Вторая цель – скорее всего, из области естествознания, приемы которого перешли в кино. Зритель как будто должен отключить собственную сигнальную систему и входить раз за разом к «пациенту», регистрировать ухудшение, сочувствовать. Снимать не экшн, а очень медленные кадры – lento, sostenuto и maestozo – невероятно трудно. Но есть ли иная цель, кроме регистрации физиологии и страдания?
И была ли высшая цель – искусства?
Или еще более высшая – религиозная, переходящая в экстаз, который мы испытываем, когда смотрим на страдания Святого Себастьяна или Пьету?
Ноги Людовика, в конце концов, становятся цвета самого тела Иисуса Христа, изображенного Гольбейном Младшим и так напугавшим, отвратившим князя Мышкина в  разговоре в темном, мрачном купеческом доме на Гороховой с его хозяином, потенциальным убийцей – Парфеном Рогожиным.
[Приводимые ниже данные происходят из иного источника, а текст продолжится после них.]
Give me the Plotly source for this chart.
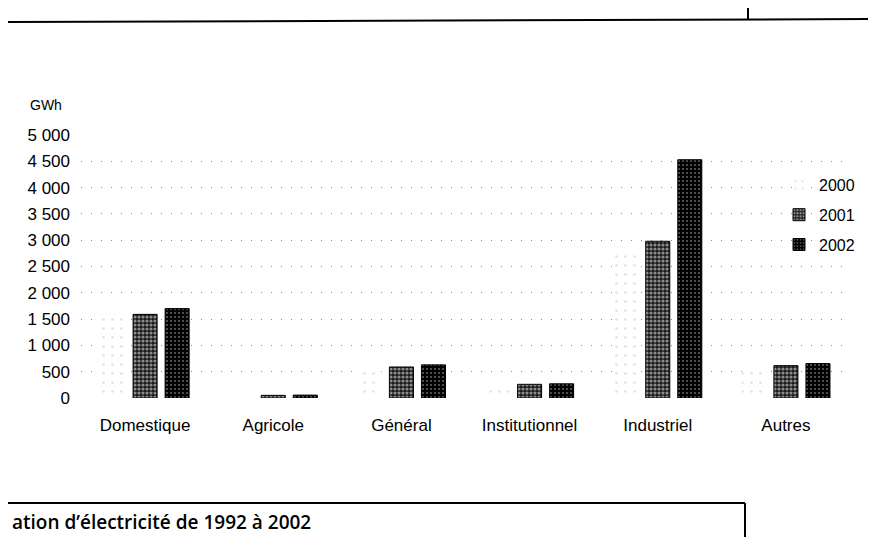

«У иного еще вера может пропасть».
«Мертвого Христоса в гробу» выдающийся немецкий художник пишет в 1521-1522 годах. Теперь она в художественном музее в Базеле. Как странно, что свои последние дни герой романа Достоевского «Идиот» тоже проводит в Швейцарии.
Очень трудно к зрителю приходит осмысление подлинного месседжа фильма Сьерры: в «Смерти Людовика IV» заключена гибель и уход Великой Франции – абсолютистской, просвещенной, да и вообще Франции. И да, одним из пластов заключена очень личная история выдающегося актера Жана-Пьера Лео. От начала и до конца его жизни в кино. Во многом контрапунктом является режиссура этой ленты по отношению к первому шедевру Трюффо. Стационар вместо трущоб Парижа, статика вместо динамики, как будто больничная камера, фиксирующая какую-нибудь редкую операцию, вместо свободной камеры. Если бы Сергей Параджанов посмотрел эту работу каталонца, он бы непременно сравнил ее со своей «Цвет граната», эту ленту назло своему оператору Юрию Ильенко он снял с одной точки.
Увы, в этом прощальном действе, тоже порядком театрализованном, нет одного из главных людей жизни Людовика – Люлли. Вот уже как тридцать лет назад его нет на свете.
Людовик XIV, отказавший в дружбе Люлли по причине не столько субординации, сколько тотального одиночества, протекавшего при огромном скоплении людей, так и не понял, что слухач Жан Баттист, извлекший первый звук из своей трехгрошевой скрипки, когда приехал из Флоренции во Францию в свите, уже услышал их одинаковую смерть, которая уравняла обоих.
Люлли просто увидел, что в будущем их имена выгравированы на одной скрижали.
Просто увидел их комплиментарность, их парность, их взаимонапряжение, в котором был лишним даже Мольер, так как Люлли слышал мир через звук, а Людовик продолжал жить зашумленным визуальными образами, травмами, нанесенными матерью и Фрондой.
Смерть обоих показала, как прав был Люлли, умерший от гангрены ноги, пробитой наконечником баттуты в исступлении, когда 8 января 1687 года дирижировал своим произведением Te Deum по случаю выздоровления короля. Рана развилась в нарыв и перешла в гангрену. 22 марта1687 года композитор скончался. Он не позволил отрезать себе ногу, так как танцору лучше было лишиться сердца. 
Людовик XIV скончался почти через тридцать лет -1 сентября1715 года в 8 часов 15 минут утра в окружении придворных. Смерть наступила после нескольких суток агонии, от гангрены ноги, которую король повредил при падении с лошади на охоте, ампутацию он счёл неприемлемой для королевского достоинства.